◆ What to work on ◆
Reproduce every line of the listing as written, apart from the pictures.

------

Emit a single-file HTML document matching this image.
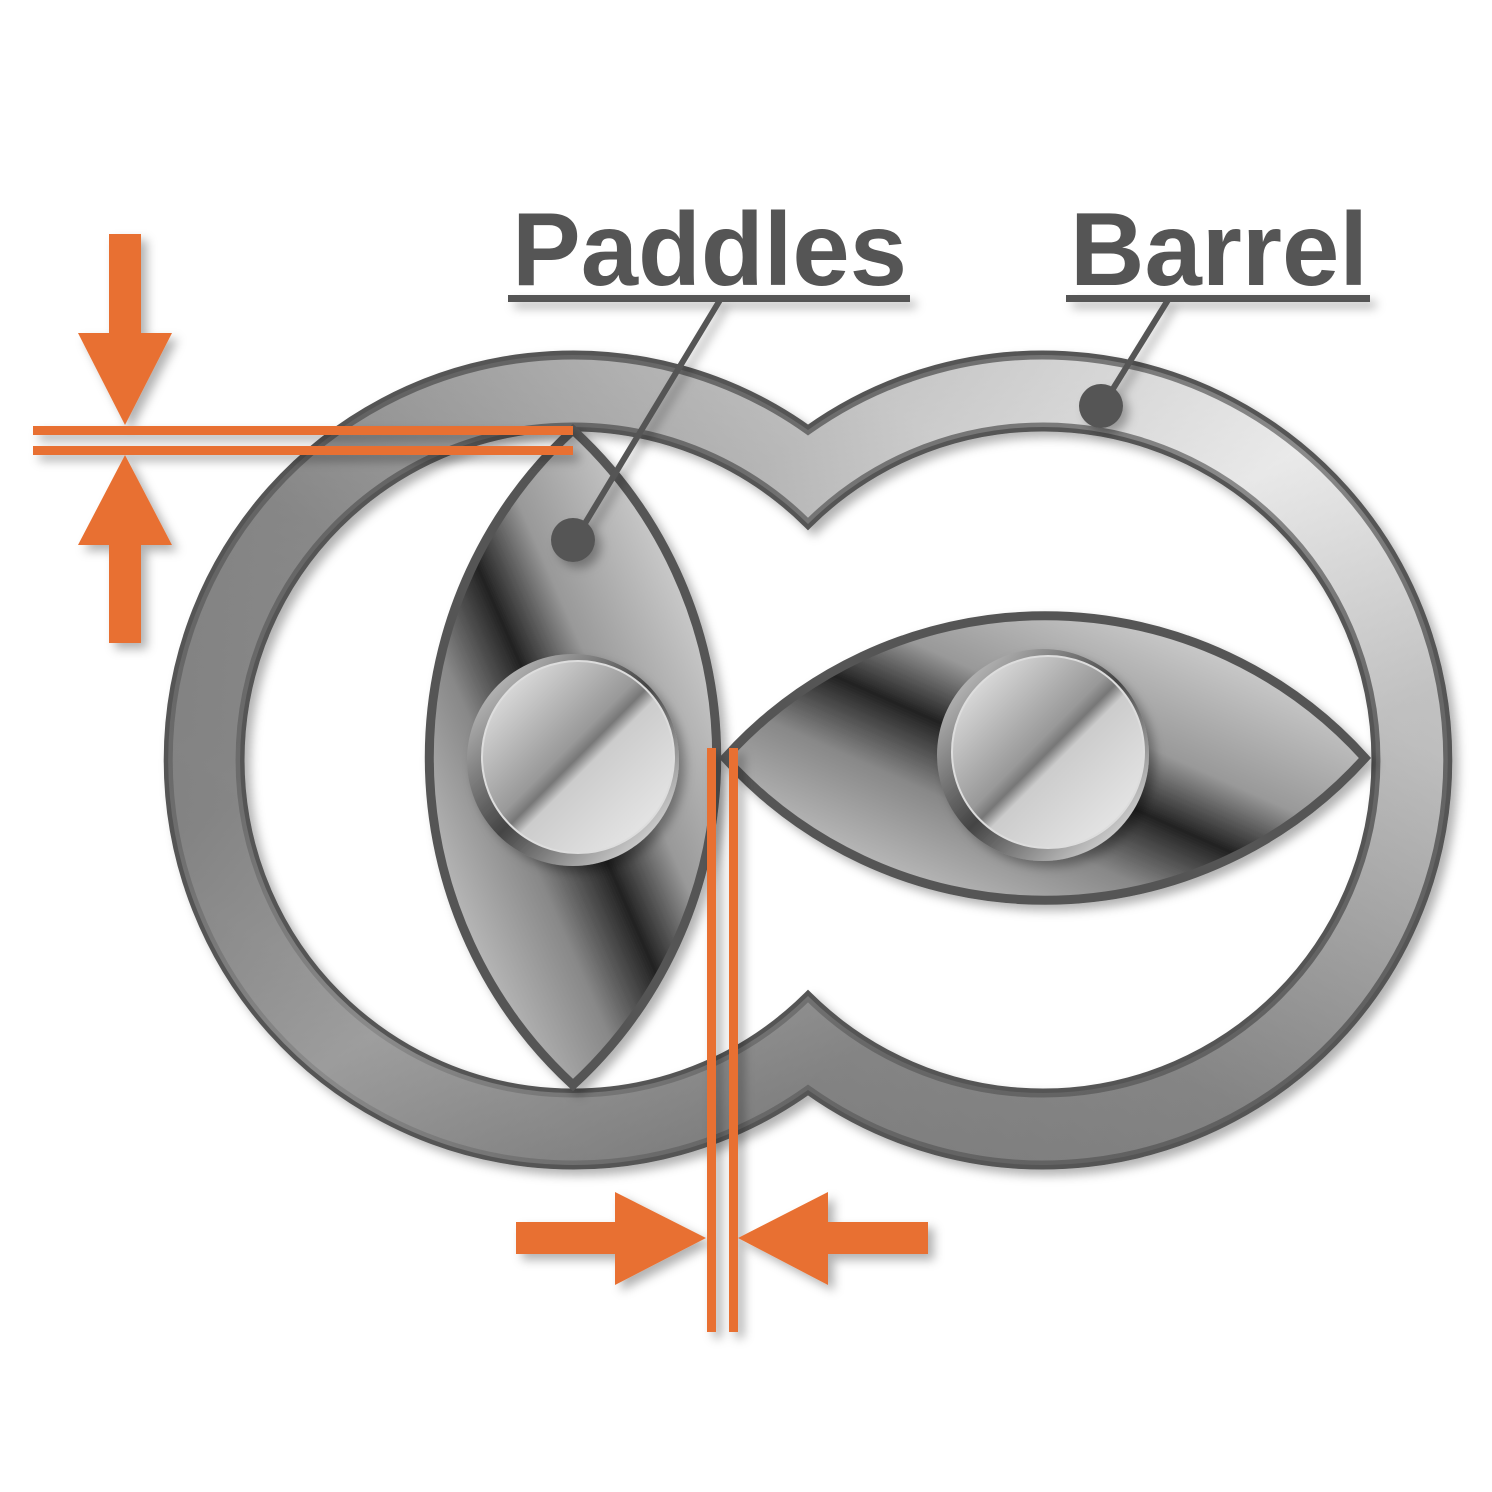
<!DOCTYPE html>
<html><head><meta charset="utf-8"><style>html,body{margin:0;padding:0;background:#fff}svg{display:block}</style></head>
<body>
<svg width="1492" height="1492" viewBox="0 0 1492 1492" xmlns="http://www.w3.org/2000/svg">
<defs>
<linearGradient id="barrel" x1="0" y1="0" x2="1" y2="1">
<stop offset="0" stop-color="#6a6a6a"/><stop offset="0.3" stop-color="#9a9a9a"/><stop offset="0.5" stop-color="#eeeeee"/><stop offset="0.7" stop-color="#8a8a8a"/><stop offset="1" stop-color="#6a6a6a"/>
</linearGradient>
<linearGradient id="bar2" x1="0" y1="1" x2="1" y2="0">
<stop offset="0" stop-color="#666"/><stop offset="0.45" stop-color="#8a8a8a"/><stop offset="0.75" stop-color="#dcdcdc"/><stop offset="1" stop-color="#f2f2f2"/>
</linearGradient>
<linearGradient id="pad" x1="0" y1="1" x2="1" y2="0">
<stop offset="0" stop-color="#e8e8e8"/><stop offset="0.35" stop-color="#888"/><stop offset="0.48" stop-color="#222"/><stop offset="0.6" stop-color="#999"/><stop offset="1" stop-color="#f0f0f0"/>
</linearGradient>
<linearGradient id="hub" x1="0" y1="0" x2="1" y2="1">
<stop offset="0" stop-color="#f4f4f4"/><stop offset="0.45" stop-color="#999"/><stop offset="0.5" stop-color="#777"/><stop offset="0.55" stop-color="#ccc"/><stop offset="1" stop-color="#eee"/>
</linearGradient>
<linearGradient id="hubr" x1="1" y1="1" x2="0" y2="0">
<stop offset="0" stop-color="#fff"/><stop offset="0.5" stop-color="#444"/><stop offset="1" stop-color="#ddd"/>
</linearGradient>
<filter id="sh" x="-10%" y="-10%" width="120%" height="120%"><feDropShadow dx="6" dy="6" stdDeviation="5" flood-color="#000" flood-opacity="0.3"/></filter>
</defs>

<g filter="url(#sh)">
<path fill="url(#bar2)" fill-rule="evenodd" stroke="#555" stroke-width="9" stroke-linejoin="miter"
d="M808,430 A405,405 0 1,0 808,1090 A405,405 0 1,0 808,430 Z
M808,524 A333,333 0 1,1 808,996 A333,333 0 1,1 808,524 Z"/>
</g>
<path fill="url(#barrel)" opacity="0.35" fill-rule="evenodd" d="M808,430 A405,405 0 1,0 808,1090 A405,405 0 1,0 808,430 Z M808,524 A333,333 0 1,1 808,996 A333,333 0 1,1 808,524 Z"/>

<g filter="url(#sh)">
<path fill="url(#pad)" stroke="#555" stroke-width="9" d="M573,430 A445,445 0 0,0 573,1085 A445,445 0 0,0 573,430 Z"/>
<path fill="url(#pad)" stroke="#555" stroke-width="9" d="M725,758 A431,431 0 0,1 1365,758 A431,431 0 0,1 725,758 Z"/>
</g>

<g filter="url(#sh)">
<circle cx="573" cy="760" r="106" fill="url(#hubr)"/>
<circle cx="1043" cy="755" r="106" fill="url(#hubr)"/>
</g>
<circle cx="578" cy="757" r="96" fill="url(#hub)" stroke="#ddd" stroke-width="2"/>
<circle cx="1048" cy="752" r="96" fill="url(#hub)" stroke="#ddd" stroke-width="2"/>

<g fill="#555" font-family="Liberation Sans, sans-serif" font-weight="bold" font-size="104">
<text x="512" y="285" textLength="395" lengthAdjust="spacingAndGlyphs">Paddles</text>
<text x="1070" y="285" textLength="298" lengthAdjust="spacingAndGlyphs">Barrel</text>
</g>
<g filter="url(#sh)">
<rect x="508" y="295" width="402" height="7" fill="#555"/>
<rect x="1066" y="295" width="304" height="7" fill="#555"/>
<line x1="720" y1="300" x2="575" y2="540" stroke="#555" stroke-width="6"/>
<circle cx="573" cy="540" r="22" fill="#555"/>
<line x1="1168" y1="300" x2="1103" y2="405" stroke="#555" stroke-width="6"/>
<circle cx="1101" cy="406" r="22" fill="#555"/>
</g>

<g fill="#E87030" filter="url(#sh)">
<rect x="33" y="426" width="540" height="9"/>
<rect x="33" y="446" width="540" height="9"/>
<rect x="109" y="234" width="32" height="102"/>
<polygon points="78,333 172,333 125,425"/>
<polygon points="78,545 172,545 125,455"/>
<rect x="109" y="543" width="32" height="100"/>
<rect x="707" y="748" width="9" height="584"/>
<rect x="729" y="748" width="9" height="584"/>
<rect x="516" y="1222" width="102" height="32"/>
<polygon points="615,1192 615,1285 706,1238"/>
<polygon points="828,1192 828,1285 738,1238"/>
<rect x="826" y="1222" width="102" height="32"/>
</g>
</svg>
</body></html>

------

◆ Full solution ◆
Emit a single-file HTML document matching this image.
<!DOCTYPE html>
<html><head><meta charset="utf-8"><style>html,body{margin:0;padding:0;background:#fff}svg{display:block}</style></head>
<body>
<svg width="1492" height="1492" viewBox="0 0 1492 1492" xmlns="http://www.w3.org/2000/svg">
<defs>
<linearGradient id="barrel" x1="0" y1="0" x2="1" y2="1">
<stop offset="0" stop-color="#6a6a6a"/><stop offset="0.3" stop-color="#9a9a9a"/><stop offset="0.5" stop-color="#eeeeee"/><stop offset="0.7" stop-color="#8a8a8a"/><stop offset="1" stop-color="#6a6a6a"/>
</linearGradient>
<linearGradient id="bar2" x1="0" y1="1" x2="1" y2="0">
<stop offset="0" stop-color="#666"/><stop offset="0.45" stop-color="#8a8a8a"/><stop offset="0.75" stop-color="#dcdcdc"/><stop offset="1" stop-color="#f2f2f2"/>
</linearGradient>
<linearGradient id="pad" x1="0" y1="1" x2="1" y2="0">
<stop offset="0" stop-color="#e8e8e8"/><stop offset="0.35" stop-color="#888"/><stop offset="0.48" stop-color="#222"/><stop offset="0.6" stop-color="#999"/><stop offset="1" stop-color="#f0f0f0"/>
</linearGradient>
<linearGradient id="hub" x1="0" y1="0" x2="1" y2="1">
<stop offset="0" stop-color="#f4f4f4"/><stop offset="0.45" stop-color="#999"/><stop offset="0.5" stop-color="#777"/><stop offset="0.55" stop-color="#ccc"/><stop offset="1" stop-color="#eee"/>
</linearGradient>
<linearGradient id="hubr" x1="1" y1="1" x2="0" y2="0">
<stop offset="0" stop-color="#fff"/><stop offset="0.5" stop-color="#444"/><stop offset="1" stop-color="#ddd"/>
</linearGradient>
<filter id="sh" x="-10%" y="-10%" width="120%" height="120%"><feDropShadow dx="6" dy="6" stdDeviation="5" flood-color="#000" flood-opacity="0.3"/></filter>
</defs>

<g filter="url(#sh)">
<path fill="url(#bar2)" fill-rule="evenodd" stroke="#555" stroke-width="9" stroke-linejoin="miter"
d="M808,430 A405,405 0 1,0 808,1090 A405,405 0 1,0 808,430 Z
M808,524 A333,333 0 1,1 808,996 A333,333 0 1,1 808,524 Z"/>
</g>
<path fill="url(#barrel)" opacity="0.35" fill-rule="evenodd" d="M808,430 A405,405 0 1,0 808,1090 A405,405 0 1,0 808,430 Z M808,524 A333,333 0 1,1 808,996 A333,333 0 1,1 808,524 Z"/>

<g filter="url(#sh)">
<path fill="url(#pad)" stroke="#555" stroke-width="9" d="M573,430 A445,445 0 0,0 573,1085 A445,445 0 0,0 573,430 Z"/>
<path fill="url(#pad)" stroke="#555" stroke-width="9" d="M725,758 A431,431 0 0,1 1365,758 A431,431 0 0,1 725,758 Z"/>
</g>

<g filter="url(#sh)">
<circle cx="573" cy="760" r="106" fill="url(#hubr)"/>
<circle cx="1043" cy="755" r="106" fill="url(#hubr)"/>
</g>
<circle cx="578" cy="757" r="96" fill="url(#hub)" stroke="#ddd" stroke-width="2"/>
<circle cx="1048" cy="752" r="96" fill="url(#hub)" stroke="#ddd" stroke-width="2"/>

<g fill="#555" font-family="Liberation Sans, sans-serif" font-weight="bold" font-size="104">
<text x="512" y="285" textLength="395" lengthAdjust="spacingAndGlyphs">Paddles</text>
<text x="1070" y="285" textLength="298" lengthAdjust="spacingAndGlyphs">Barrel</text>
</g>
<g filter="url(#sh)">
<rect x="508" y="295" width="402" height="7" fill="#555"/>
<rect x="1066" y="295" width="304" height="7" fill="#555"/>
<line x1="720" y1="300" x2="575" y2="540" stroke="#555" stroke-width="6"/>
<circle cx="573" cy="540" r="22" fill="#555"/>
<line x1="1168" y1="300" x2="1103" y2="405" stroke="#555" stroke-width="6"/>
<circle cx="1101" cy="406" r="22" fill="#555"/>
</g>

<g fill="#E87030" filter="url(#sh)">
<rect x="33" y="426" width="540" height="9"/>
<rect x="33" y="446" width="540" height="9"/>
<rect x="109" y="234" width="32" height="102"/>
<polygon points="78,333 172,333 125,425"/>
<polygon points="78,545 172,545 125,455"/>
<rect x="109" y="543" width="32" height="100"/>
<rect x="707" y="748" width="9" height="584"/>
<rect x="729" y="748" width="9" height="584"/>
<rect x="516" y="1222" width="102" height="32"/>
<polygon points="615,1192 615,1285 706,1238"/>
<polygon points="828,1192 828,1285 738,1238"/>
<rect x="826" y="1222" width="102" height="32"/>
</g>
</svg>
</body></html>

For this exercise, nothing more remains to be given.